If you're wondering why we aren't already considering A.J. McCarron a “great” player, it's important to keep in mind that we're talking about him individually on this list, not as a part of the two-time BCS National Champion Alabama Crimson Tide.
Individually, McCarron threw for just 209.5 yards per game. Or, to put it another way, he was 67th in the nation in passing average.
Sure, Alabama had a running game featuring Eddie Lacy and T.J. Yeldon, so passing wasn't always a necessity. McCarron's abilities as a quarterback were only one small part of Alabama's success in 2012.
What has us believing McCarron could emerge as a great quarterback in his own right is an impressive 67.2 percent completion rate. McCarron is incredibly accurate, and he's the kind of quarterback coaches love: smart and calm under pressure. Last season, McCarron threw just three interceptions to 30 touchdowns.
As he continues to improve—a scary thought for opposing SEC defenses—he's only going to get better. And if he gets better, there may be no stopping Alabama in 2013.

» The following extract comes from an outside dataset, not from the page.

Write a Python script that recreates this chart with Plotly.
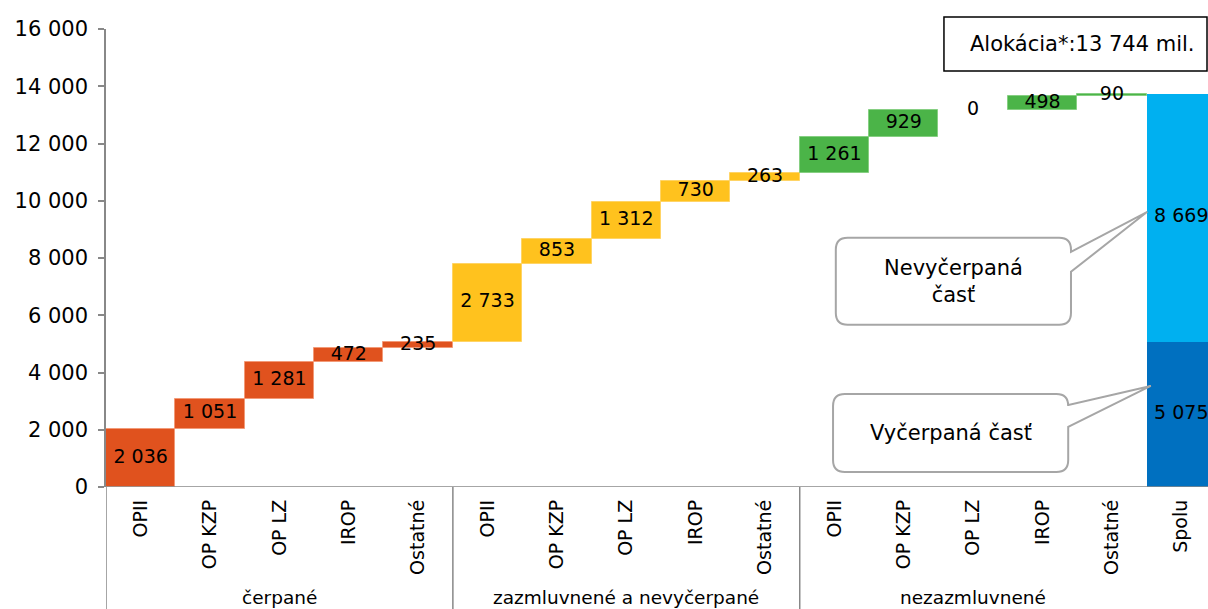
import plotly.graph_objects as go

# Operational programmes (category axis, repeated per group)
programmes = ["OPII", "OP KZP", "OP LZ", "IROP", "Ostatné"]
groups = ["čerpané", "zazmluvnené a nevyčerpané", "nezazmluvnené"]

# Amounts in mil. EUR per group
cerpane = [2036, 1051, 1281, 472, 235]
zazmluvnene = [2733, 853, 1312, 730, 263]
nezazmluvnene = [1261, 929, 0, 498, 90]

# Total column split
spolu_vycerpane = 5075
spolu_nevycerpane = 8669

group_values = [cerpane, zazmluvnene, nezazmluvnene]
group_colors = ["#E0521E", "#FFC21E", "#4BB448"]
group_edges = ["#F29A78", "#FFD466", "#86CF82"]

FONT = "DejaVu Sans"
FS = 19
FS_BIG = 21


def fmt(v):
    return f"{v:,}".replace(",", " ")


fig = go.Figure()

# Floating waterfall steps
running = 0
pos = 0
tick_vals, tick_text = [], []
lbl_x, lbl_y, lbl_t = [], [], []
for vals, col, edge in zip(group_values, group_colors, group_edges):
    xs, bases = [], []
    for name, v in zip(programmes, vals):
        xs.append(pos)
        bases.append(running)
        lbl_x.append(pos)
        lbl_y.append(running + v / 2)
        lbl_t.append(fmt(v))
        tick_vals.append(pos)
        tick_text.append(name)
        running += v
        pos += 1
    fig.add_trace(go.Bar(x=xs, y=vals, base=bases, width=1.0,
                         marker=dict(color=col,
                                     line=dict(color=edge,
                                               width=[1 if v else 0 for v in vals])),
                         showlegend=False, hoverinfo="skip"))

total = running
spolu_x = pos
tick_vals.append(spolu_x)
tick_text.append("Spolu")

# Total column: drawn part and remaining part
fig.add_trace(go.Bar(x=[spolu_x], y=[spolu_vycerpane], base=[0], width=1.0,
                     marker=dict(color="#0070C0", line=dict(width=0)),
                     showlegend=False, hoverinfo="skip"))
fig.add_trace(go.Bar(x=[spolu_x], y=[spolu_nevycerpane], base=[spolu_vycerpane], width=1.0,
                     marker=dict(color="#00B0F0", line=dict(width=0)),
                     showlegend=False, hoverinfo="skip"))
lbl_x += [spolu_x, spolu_x]
lbl_y += [spolu_vycerpane / 2, spolu_vycerpane + spolu_nevycerpane / 2]
lbl_t += [fmt(spolu_vycerpane), fmt(spolu_nevycerpane)]

fig.add_trace(go.Scatter(x=lbl_x, y=lbl_y, text=lbl_t, mode="text",
                         textfont=dict(family=FONT, size=FS, color="black"),
                         showlegend=False, hoverinfo="skip"))

AX = "#888888"
fig.update_layout(
    width=1208, height=609,
    margin=dict(l=106, r=0, t=29, b=122),
    paper_bgcolor="white", plot_bgcolor="white",
    barmode="overlay", bargap=0,
    separators=", ",
    font=dict(family=FONT, size=FS, color="black"),
    xaxis=dict(range=[-0.5, 15.385], tickvals=tick_vals, ticktext=tick_text,
               tickangle=-90, ticks="", showgrid=False, zeroline=False,
               showline=False, tickfont=dict(family=FONT, size=FS),
               ticklabelstandoff=8),
    yaxis=dict(range=[0, 16000], dtick=2000, tickformat=",d", showgrid=False,
               zeroline=False, showline=True, linecolor=AX, linewidth=1.5,
               ticks="outside", ticklen=6, tickcolor=AX, tickwidth=1.5,
               tickfont=dict(family=FONT, size=FS_BIG), ticklabelstandoff=6),
)

# Category axis line and group separators
fig.add_shape(type="line", xref="x", yref="y", x0=-0.5, x1=15.5, y0=0, y1=0,
              line=dict(color=AX, width=1.5), layer="above")
for sx in [-0.5, 4.5, 9.5]:
    fig.add_shape(type="line", xref="x", yref="paper", x0=sx, x1=sx, y0=0, y1=-0.27,
                  line=dict(color=AX, width=1.5))

# Group labels under the programme names
for i, g in enumerate(groups):
    fig.add_annotation(x=i * 5 + 2, xref="x", y=-0.241, yref="paper",
                       text=g, showarrow=False, xanchor="center", yanchor="middle",
                       font=dict(family=FONT, size=18.5))


# Callouts with rounded corners and a wedge pointing at the total column
def callout(x0, x1, y0, y1, wy0, wy1, tipx, tipy, text):
    rx, ry = 0.17, 420
    p = (f"M {x0+rx},{y1} L {x1-rx},{y1} Q {x1},{y1} {x1},{y1-ry} "
         f"L {x1},{wy0} L {tipx},{tipy} L {x1},{wy1} "
         f"L {x1},{y0+ry} Q {x1},{y0} {x1-rx},{y0} "
         f"L {x0+rx},{y0} Q {x0},{y0} {x0},{y0+ry} "
         f"L {x0},{y1-ry} Q {x0},{y1} {x0+rx},{y1} Z")
    fig.add_shape(type="path", path=p, xref="x", yref="y",
                  fillcolor="white", line=dict(color="#A6A6A6", width=2), layer="above")
    fig.add_annotation(x=(x0 + x1) / 2, y=(y0 + y1) / 2, xref="x", yref="y",
                       text=text, showarrow=False, xanchor="center", yanchor="middle",
                       font=dict(family=FONT, size=FS_BIG))


callout(10.02, 13.41, 5664, 8706, 8217, 7517, 14.51, 9615, "Nevyčerpaná<br>časť")
callout(9.98, 13.37, 524, 3252, 2867, 2098, 14.56, 3531, "Vyčerpaná časť")

# Allocation box above the plot area
fig.add_shape(type="rect", xref="paper", yref="paper", x0=0.7604, x1=0.9991,
              y0=0.9083, y1=1.0262,
              line=dict(color="black", width=1.5), fillcolor="white", layer="above")
fig.add_annotation(x=0.8857, y=0.9672, xref="paper", yref="paper",
                   xanchor="center", yanchor="middle",
                   text=f"Alokácia*:{fmt(total)} mil.", showarrow=False,
                   font=dict(family=FONT, size=FS_BIG))

fig.write_html("out.html")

Braxton Miller was the quarterback for the only undefeated team in the nation last season. Unfortunately, Ohio State's past transgressions resulted in an otherwise unheralded 2012 season.
Although the Buckeyes were eligible to receive national championship recognition from the Associated Press last season, the AP rightly left the Buckeyes without a realistic chance. After all, a quick glance at Ohio State's margin of victory over particular opponents in the Big Ten wasn't what any sane person could call impressive.
Ohio State's problem last season was the passing game—or complete lack thereof. The Buckeyes were 105th in the FBS last season with 181.5 passing yards per game. Sure, the Big Ten is still at its heart a run-first kind of conference, but finishing 105th out of 124 FBS programs is pretty ugly.
For Miller, his strength has always been—and will continue to be—his feet. While that won't change in 2013, you can be sure he'll be working all summer long to add a serviceable passing game to his repertoire.
And that's all he really needs to springboard himself into an elite grouping of quarterbacks.